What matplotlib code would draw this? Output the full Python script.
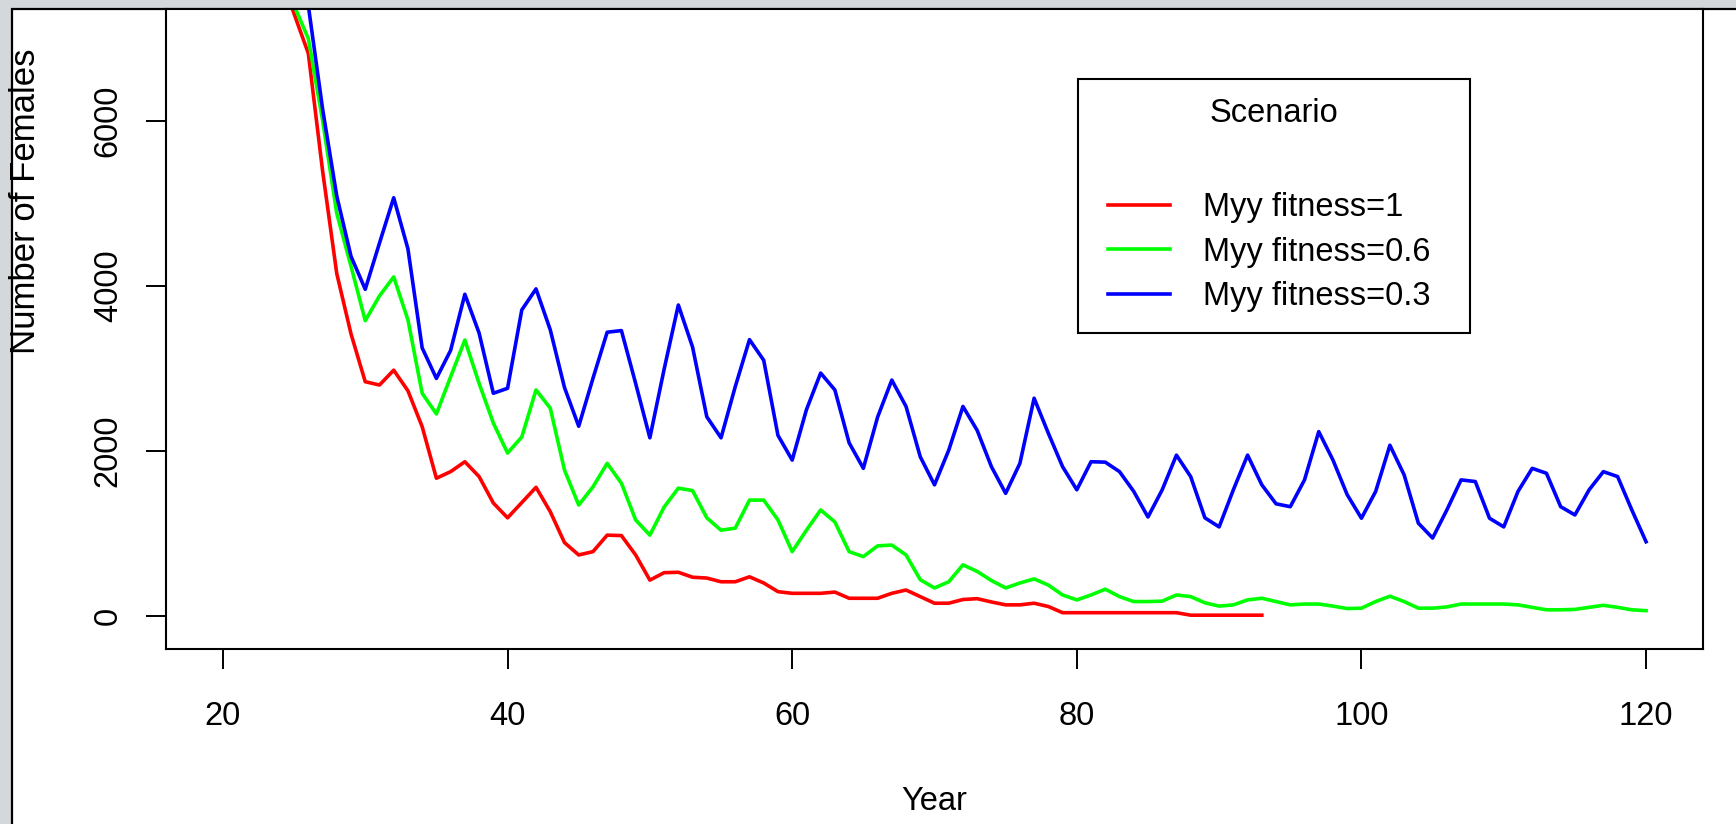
import matplotlib
matplotlib.use("Agg")
import matplotlib.pyplot as plt
from matplotlib.patches import Rectangle
import numpy as np

# yearly female counts per scenario
years = list(range(20, 121))
red_years = list(range(20, 94))

fitness_1 = [9400, 9000, 8600, 8200, 7800, 7300, 6820, 5400, 4150, 3420,
             2840, 2800, 2980, 2730, 2295, 1670, 1750, 1870, 1690, 1370,
             1190, 1375, 1560, 1265, 890, 740, 780, 980, 975, 740,
             435, 525, 530, 470, 460, 415, 415, 475, 400, 295,
             275, 275, 275, 290, 215, 215, 215, 275, 315, 235,
             155, 155, 200, 210, 170, 135, 135, 155, 115, 40,
             40, 40, 40, 40, 40, 40, 40, 40, 10, 10,
             10, 10, 10, 10]

fitness_06 = [9600, 9200, 8800, 8300, 7850, 7400, 7000, 6010, 4880, 4240,
              3580, 3880, 4110, 3590, 2700, 2450, 2900, 3345, 2820, 2340,
              1975, 2170, 2740, 2520, 1770, 1345, 1565, 1850, 1610, 1165,
              980, 1320, 1550, 1520, 1190, 1040, 1065, 1405, 1405, 1165,
              780, 1040, 1285, 1140, 780, 720, 850, 860, 740, 440,
              340, 415, 620, 540, 430, 340, 400, 450, 375, 255,
              195, 255, 325, 235, 175, 175, 180, 255, 235, 160,
              120, 135, 195, 215, 175, 135, 145, 145, 120, 90,
              95, 175, 240, 175, 95, 95, 110, 145, 145, 145,
              145, 135, 105, 75, 75, 80, 105, 130, 105, 75,
              65]

fitness_03 = [9900, 9600, 9200, 8800, 8300, 7850, 7400, 6150, 5090, 4360,
              3960, 4520, 5070, 4450, 3250, 2880, 3220, 3900, 3430, 2700,
              2760, 3710, 3965, 3470, 2770, 2300, 2880, 3440, 3460, 2820,
              2160, 2990, 3770, 3260, 2415, 2160, 2780, 3350, 3100, 2190,
              1890, 2500, 2945, 2740, 2100, 1790, 2410, 2860, 2540, 1930,
              1590, 2010, 2540, 2250, 1810, 1487, 1850, 2640, 2215, 1810,
              1530, 1870, 1865, 1750, 1510, 1200, 1530, 1950, 1690, 1190,
              1080, 1530, 1950, 1590, 1360, 1325, 1650, 2235, 1890, 1470,
              1185, 1510, 2070, 1710, 1125, 945, 1285, 1650, 1630, 1185,
              1080, 1510, 1790, 1730, 1325, 1225, 1530, 1750, 1690, 1285,
              900]

labels = ["Myy fitness=1", "Myy fitness=0.6", "Myy fitness=0.3"]
colors = ["#ff0000", "#00ff00", "#0000ff"]
x_ticks = [20, 40, 60, 80, 100, 120]
y_ticks = [0, 2000, 4000, 6000]

plt.rcParams["font.family"] = ["Liberation Sans", "DejaVu Sans"]
FS = 23.5

fig = plt.figure(figsize=(17.36, 8.24), dpi=100, facecolor="#d5d8da")
W, H = 1736.0, 824.0

# white slide panel behind the plot (left/top border visible)
fig.patches.append(Rectangle((12 / W, -0.1), 1.1, 1.1 - 9 / H,
                             transform=fig.transFigure, facecolor="white",
                             edgecolor="black", linewidth=1.6, zorder=-1))

ax = fig.add_axes([166 / W, 1 - 649 / H, (1703 - 166) / W, (649 - 9) / H])
ax.set_zorder(1)
ax.set_facecolor("white")

series = [(red_years, fitness_1), (years, fitness_06), (years, fitness_03)]
handles = []
for (xs, ys), c, lab in zip(series, colors, labels):
    ln, = ax.plot(xs, ys, color=c, linewidth=2.6, label=lab)
    handles.append(ln)

ax.set_xlim(16, 124)
ax.set_ylim(-400, 7358)
ax.set_xticks(x_ticks)
ax.set_yticks(y_ticks)

for sp in ax.spines.values():
    sp.set_linewidth(1.5)
ax.tick_params(axis="both", direction="out", length=14.4, width=1.4,
               labelsize=FS, colors="black")
ax.tick_params(axis="x", pad=23)
ax.tick_params(axis="y", pad=16, labelrotation=90)
for t in ax.get_yticklabels():
    t.set_va("center")

ax.set_xlabel("Year", fontsize=FS)
ax.xaxis.set_label_coords(0.5, (649 - 786) / 640)
fig.text(26 / W, 1 - 201 / H, "Number of Females", rotation=90,
         ha="center", va="center", fontsize=25, zorder=3)

# legend box, title and entries
bx0, by0 = (1077.5 - 166) / 1537, (649 - 332.6) / 640
ax.add_patch(Rectangle((bx0, by0), 392 / 1537, 253.8 / 640,
                       transform=ax.transAxes, facecolor="white",
                       edgecolor="black", linewidth=1.5, zorder=5))
ax.text(bx0 + 196 / 1537, (649 - 113.5) / 640, "Scenario", transform=ax.transAxes,
        ha="center", va="center", fontsize=FS, zorder=6)
leg = ax.legend(handles=handles, loc="upper left",
                bbox_to_anchor=((1108 - 166) / 1537, (649 - 192) / 640),
                frameon=False, fontsize=FS, borderpad=0, borderaxespad=0,
                labelspacing=0.42, handlelength=1.9, handletextpad=1.0)
leg.set_zorder(7)

fig.savefig("out.png", dpi=100, facecolor=fig.get_facecolor())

# # # # # # #

● **The task**
Write the full listing out again with every line unchanged, but include no pictures.

● **Written response**
What matplotlib code would draw this? Output the full Python script.
import matplotlib
matplotlib.use("Agg")
import matplotlib.pyplot as plt
from matplotlib.patches import Rectangle
import numpy as np

# yearly female counts per scenario
years = list(range(20, 121))
red_years = list(range(20, 94))

fitness_1 = [9400, 9000, 8600, 8200, 7800, 7300, 6820, 5400, 4150, 3420,
             2840, 2800, 2980, 2730, 2295, 1670, 1750, 1870, 1690, 1370,
             1190, 1375, 1560, 1265, 890, 740, 780, 980, 975, 740,
             435, 525, 530, 470, 460, 415, 415, 475, 400, 295,
             275, 275, 275, 290, 215, 215, 215, 275, 315, 235,
             155, 155, 200, 210, 170, 135, 135, 155, 115, 40,
             40, 40, 40, 40, 40, 40, 40, 40, 10, 10,
             10, 10, 10, 10]

fitness_06 = [9600, 9200, 8800, 8300, 7850, 7400, 7000, 6010, 4880, 4240,
              3580, 3880, 4110, 3590, 2700, 2450, 2900, 3345, 2820, 2340,
              1975, 2170, 2740, 2520, 1770, 1345, 1565, 1850, 1610, 1165,
              980, 1320, 1550, 1520, 1190, 1040, 1065, 1405, 1405, 1165,
              780, 1040, 1285, 1140, 780, 720, 850, 860, 740, 440,
              340, 415, 620, 540, 430, 340, 400, 450, 375, 255,
              195, 255, 325, 235, 175, 175, 180, 255, 235, 160,
              120, 135, 195, 215, 175, 135, 145, 145, 120, 90,
              95, 175, 240, 175, 95, 95, 110, 145, 145, 145,
              145, 135, 105, 75, 75, 80, 105, 130, 105, 75,
              65]

fitness_03 = [9900, 9600, 9200, 8800, 8300, 7850, 7400, 6150, 5090, 4360,
              3960, 4520, 5070, 4450, 3250, 2880, 3220, 3900, 3430, 2700,
              2760, 3710, 3965, 3470, 2770, 2300, 2880, 3440, 3460, 2820,
              2160, 2990, 3770, 3260, 2415, 2160, 2780, 3350, 3100, 2190,
              1890, 2500, 2945, 2740, 2100, 1790, 2410, 2860, 2540, 1930,
              1590, 2010, 2540, 2250, 1810, 1487, 1850, 2640, 2215, 1810,
              1530, 1870, 1865, 1750, 1510, 1200, 1530, 1950, 1690, 1190,
              1080, 1530, 1950, 1590, 1360, 1325, 1650, 2235, 1890, 1470,
              1185, 1510, 2070, 1710, 1125, 945, 1285, 1650, 1630, 1185,
              1080, 1510, 1790, 1730, 1325, 1225, 1530, 1750, 1690, 1285,
              900]

labels = ["Myy fitness=1", "Myy fitness=0.6", "Myy fitness=0.3"]
colors = ["#ff0000", "#00ff00", "#0000ff"]
x_ticks = [20, 40, 60, 80, 100, 120]
y_ticks = [0, 2000, 4000, 6000]

plt.rcParams["font.family"] = ["Liberation Sans", "DejaVu Sans"]
FS = 23.5

fig = plt.figure(figsize=(17.36, 8.24), dpi=100, facecolor="#d5d8da")
W, H = 1736.0, 824.0

# white slide panel behind the plot (left/top border visible)
fig.patches.append(Rectangle((12 / W, -0.1), 1.1, 1.1 - 9 / H,
                             transform=fig.transFigure, facecolor="white",
                             edgecolor="black", linewidth=1.6, zorder=-1))

ax = fig.add_axes([166 / W, 1 - 649 / H, (1703 - 166) / W, (649 - 9) / H])
ax.set_zorder(1)
ax.set_facecolor("white")

series = [(red_years, fitness_1), (years, fitness_06), (years, fitness_03)]
handles = []
for (xs, ys), c, lab in zip(series, colors, labels):
    ln, = ax.plot(xs, ys, color=c, linewidth=2.6, label=lab)
    handles.append(ln)

ax.set_xlim(16, 124)
ax.set_ylim(-400, 7358)
ax.set_xticks(x_ticks)
ax.set_yticks(y_ticks)

for sp in ax.spines.values():
    sp.set_linewidth(1.5)
ax.tick_params(axis="both", direction="out", length=14.4, width=1.4,
               labelsize=FS, colors="black")
ax.tick_params(axis="x", pad=23)
ax.tick_params(axis="y", pad=16, labelrotation=90)
for t in ax.get_yticklabels():
    t.set_va("center")

ax.set_xlabel("Year", fontsize=FS)
ax.xaxis.set_label_coords(0.5, (649 - 786) / 640)
fig.text(26 / W, 1 - 201 / H, "Number of Females", rotation=90,
         ha="center", va="center", fontsize=25, zorder=3)

# legend box, title and entries
bx0, by0 = (1077.5 - 166) / 1537, (649 - 332.6) / 640
ax.add_patch(Rectangle((bx0, by0), 392 / 1537, 253.8 / 640,
                       transform=ax.transAxes, facecolor="white",
                       edgecolor="black", linewidth=1.5, zorder=5))
ax.text(bx0 + 196 / 1537, (649 - 113.5) / 640, "Scenario", transform=ax.transAxes,
        ha="center", va="center", fontsize=FS, zorder=6)
leg = ax.legend(handles=handles, loc="upper left",
                bbox_to_anchor=((1108 - 166) / 1537, (649 - 192) / 640),
                frameon=False, fontsize=FS, borderpad=0, borderaxespad=0,
                labelspacing=0.42, handlelength=1.9, handletextpad=1.0)
leg.set_zorder(7)

fig.savefig("out.png", dpi=100, facecolor=fig.get_facecolor())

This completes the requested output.